▸ WHAT THE EXERCISE ASKS
Print the data that follows exactly.

▸ GIVEN DATA
[Begin]
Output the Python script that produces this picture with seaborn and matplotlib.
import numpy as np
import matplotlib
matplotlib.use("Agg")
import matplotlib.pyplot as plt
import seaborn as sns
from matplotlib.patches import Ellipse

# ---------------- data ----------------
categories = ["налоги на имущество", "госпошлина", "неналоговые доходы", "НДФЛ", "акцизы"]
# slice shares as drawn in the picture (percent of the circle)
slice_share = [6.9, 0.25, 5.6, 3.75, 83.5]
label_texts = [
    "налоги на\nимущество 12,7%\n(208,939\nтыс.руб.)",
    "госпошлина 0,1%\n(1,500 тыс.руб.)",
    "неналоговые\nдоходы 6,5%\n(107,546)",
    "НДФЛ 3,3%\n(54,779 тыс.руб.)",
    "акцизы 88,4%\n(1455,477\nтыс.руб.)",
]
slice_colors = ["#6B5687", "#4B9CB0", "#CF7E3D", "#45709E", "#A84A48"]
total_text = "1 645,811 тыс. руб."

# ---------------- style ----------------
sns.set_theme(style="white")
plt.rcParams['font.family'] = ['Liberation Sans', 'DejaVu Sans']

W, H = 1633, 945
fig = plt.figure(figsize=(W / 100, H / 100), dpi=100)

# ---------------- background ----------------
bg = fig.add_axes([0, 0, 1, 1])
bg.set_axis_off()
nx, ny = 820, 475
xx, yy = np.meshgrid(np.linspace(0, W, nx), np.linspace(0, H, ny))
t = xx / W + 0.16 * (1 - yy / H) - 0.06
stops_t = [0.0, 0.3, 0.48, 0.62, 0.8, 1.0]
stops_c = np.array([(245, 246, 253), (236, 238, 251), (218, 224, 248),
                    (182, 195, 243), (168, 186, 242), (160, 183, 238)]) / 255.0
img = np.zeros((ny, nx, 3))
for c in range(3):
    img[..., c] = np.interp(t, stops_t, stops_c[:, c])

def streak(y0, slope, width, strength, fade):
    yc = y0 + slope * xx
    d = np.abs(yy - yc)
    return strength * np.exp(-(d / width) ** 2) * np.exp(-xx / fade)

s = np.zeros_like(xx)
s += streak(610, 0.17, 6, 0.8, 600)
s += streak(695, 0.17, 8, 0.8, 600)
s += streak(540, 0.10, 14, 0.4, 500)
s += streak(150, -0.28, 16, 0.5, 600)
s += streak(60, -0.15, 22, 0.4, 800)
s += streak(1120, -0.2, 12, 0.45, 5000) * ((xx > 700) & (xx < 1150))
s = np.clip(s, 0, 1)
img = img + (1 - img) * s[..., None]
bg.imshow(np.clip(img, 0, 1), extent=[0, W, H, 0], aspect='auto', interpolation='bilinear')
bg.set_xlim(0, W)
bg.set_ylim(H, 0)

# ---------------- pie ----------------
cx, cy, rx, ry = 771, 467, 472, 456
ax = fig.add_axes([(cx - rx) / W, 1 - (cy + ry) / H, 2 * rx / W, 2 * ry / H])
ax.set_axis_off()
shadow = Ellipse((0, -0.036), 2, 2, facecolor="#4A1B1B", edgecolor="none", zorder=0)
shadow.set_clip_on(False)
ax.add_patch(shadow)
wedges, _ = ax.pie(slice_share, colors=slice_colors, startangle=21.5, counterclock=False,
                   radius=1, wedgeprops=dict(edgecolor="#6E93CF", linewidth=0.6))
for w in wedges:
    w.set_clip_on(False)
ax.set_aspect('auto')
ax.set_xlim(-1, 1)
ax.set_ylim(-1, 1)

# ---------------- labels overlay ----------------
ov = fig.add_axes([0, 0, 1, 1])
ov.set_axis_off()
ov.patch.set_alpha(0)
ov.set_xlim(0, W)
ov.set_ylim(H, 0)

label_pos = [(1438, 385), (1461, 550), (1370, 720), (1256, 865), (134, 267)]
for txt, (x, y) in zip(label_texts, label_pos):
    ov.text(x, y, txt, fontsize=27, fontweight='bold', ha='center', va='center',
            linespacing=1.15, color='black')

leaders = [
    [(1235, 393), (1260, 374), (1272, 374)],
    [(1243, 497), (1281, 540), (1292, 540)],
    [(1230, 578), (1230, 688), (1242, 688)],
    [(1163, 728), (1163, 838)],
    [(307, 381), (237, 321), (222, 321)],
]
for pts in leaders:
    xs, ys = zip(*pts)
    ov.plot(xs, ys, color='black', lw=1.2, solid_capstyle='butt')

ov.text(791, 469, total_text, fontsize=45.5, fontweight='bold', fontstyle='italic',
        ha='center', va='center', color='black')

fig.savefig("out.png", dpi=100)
[End]
▸ ANSWER TO THIS TASK
Output the Python script that produces this picture with seaborn and matplotlib.
import numpy as np
import matplotlib
matplotlib.use("Agg")
import matplotlib.pyplot as plt
import seaborn as sns
from matplotlib.patches import Ellipse

# ---------------- data ----------------
categories = ["налоги на имущество", "госпошлина", "неналоговые доходы", "НДФЛ", "акцизы"]
# slice shares as drawn in the picture (percent of the circle)
slice_share = [6.9, 0.25, 5.6, 3.75, 83.5]
label_texts = [
    "налоги на\nимущество 12,7%\n(208,939\nтыс.руб.)",
    "госпошлина 0,1%\n(1,500 тыс.руб.)",
    "неналоговые\nдоходы 6,5%\n(107,546)",
    "НДФЛ 3,3%\n(54,779 тыс.руб.)",
    "акцизы 88,4%\n(1455,477\nтыс.руб.)",
]
slice_colors = ["#6B5687", "#4B9CB0", "#CF7E3D", "#45709E", "#A84A48"]
total_text = "1 645,811 тыс. руб."

# ---------------- style ----------------
sns.set_theme(style="white")
plt.rcParams['font.family'] = ['Liberation Sans', 'DejaVu Sans']

W, H = 1633, 945
fig = plt.figure(figsize=(W / 100, H / 100), dpi=100)

# ---------------- background ----------------
bg = fig.add_axes([0, 0, 1, 1])
bg.set_axis_off()
nx, ny = 820, 475
xx, yy = np.meshgrid(np.linspace(0, W, nx), np.linspace(0, H, ny))
t = xx / W + 0.16 * (1 - yy / H) - 0.06
stops_t = [0.0, 0.3, 0.48, 0.62, 0.8, 1.0]
stops_c = np.array([(245, 246, 253), (236, 238, 251), (218, 224, 248),
                    (182, 195, 243), (168, 186, 242), (160, 183, 238)]) / 255.0
img = np.zeros((ny, nx, 3))
for c in range(3):
    img[..., c] = np.interp(t, stops_t, stops_c[:, c])

def streak(y0, slope, width, strength, fade):
    yc = y0 + slope * xx
    d = np.abs(yy - yc)
    return strength * np.exp(-(d / width) ** 2) * np.exp(-xx / fade)

s = np.zeros_like(xx)
s += streak(610, 0.17, 6, 0.8, 600)
s += streak(695, 0.17, 8, 0.8, 600)
s += streak(540, 0.10, 14, 0.4, 500)
s += streak(150, -0.28, 16, 0.5, 600)
s += streak(60, -0.15, 22, 0.4, 800)
s += streak(1120, -0.2, 12, 0.45, 5000) * ((xx > 700) & (xx < 1150))
s = np.clip(s, 0, 1)
img = img + (1 - img) * s[..., None]
bg.imshow(np.clip(img, 0, 1), extent=[0, W, H, 0], aspect='auto', interpolation='bilinear')
bg.set_xlim(0, W)
bg.set_ylim(H, 0)

# ---------------- pie ----------------
cx, cy, rx, ry = 771, 467, 472, 456
ax = fig.add_axes([(cx - rx) / W, 1 - (cy + ry) / H, 2 * rx / W, 2 * ry / H])
ax.set_axis_off()
shadow = Ellipse((0, -0.036), 2, 2, facecolor="#4A1B1B", edgecolor="none", zorder=0)
shadow.set_clip_on(False)
ax.add_patch(shadow)
wedges, _ = ax.pie(slice_share, colors=slice_colors, startangle=21.5, counterclock=False,
                   radius=1, wedgeprops=dict(edgecolor="#6E93CF", linewidth=0.6))
for w in wedges:
    w.set_clip_on(False)
ax.set_aspect('auto')
ax.set_xlim(-1, 1)
ax.set_ylim(-1, 1)

# ---------------- labels overlay ----------------
ov = fig.add_axes([0, 0, 1, 1])
ov.set_axis_off()
ov.patch.set_alpha(0)
ov.set_xlim(0, W)
ov.set_ylim(H, 0)

label_pos = [(1438, 385), (1461, 550), (1370, 720), (1256, 865), (134, 267)]
for txt, (x, y) in zip(label_texts, label_pos):
    ov.text(x, y, txt, fontsize=27, fontweight='bold', ha='center', va='center',
            linespacing=1.15, color='black')

leaders = [
    [(1235, 393), (1260, 374), (1272, 374)],
    [(1243, 497), (1281, 540), (1292, 540)],
    [(1230, 578), (1230, 688), (1242, 688)],
    [(1163, 728), (1163, 838)],
    [(307, 381), (237, 321), (222, 321)],
]
for pts in leaders:
    xs, ys = zip(*pts)
    ov.plot(xs, ys, color='black', lw=1.2, solid_capstyle='butt')

ov.text(791, 469, total_text, fontsize=45.5, fontweight='bold', fontstyle='italic',
        ha='center', va='center', color='black')

fig.savefig("out.png", dpi=100)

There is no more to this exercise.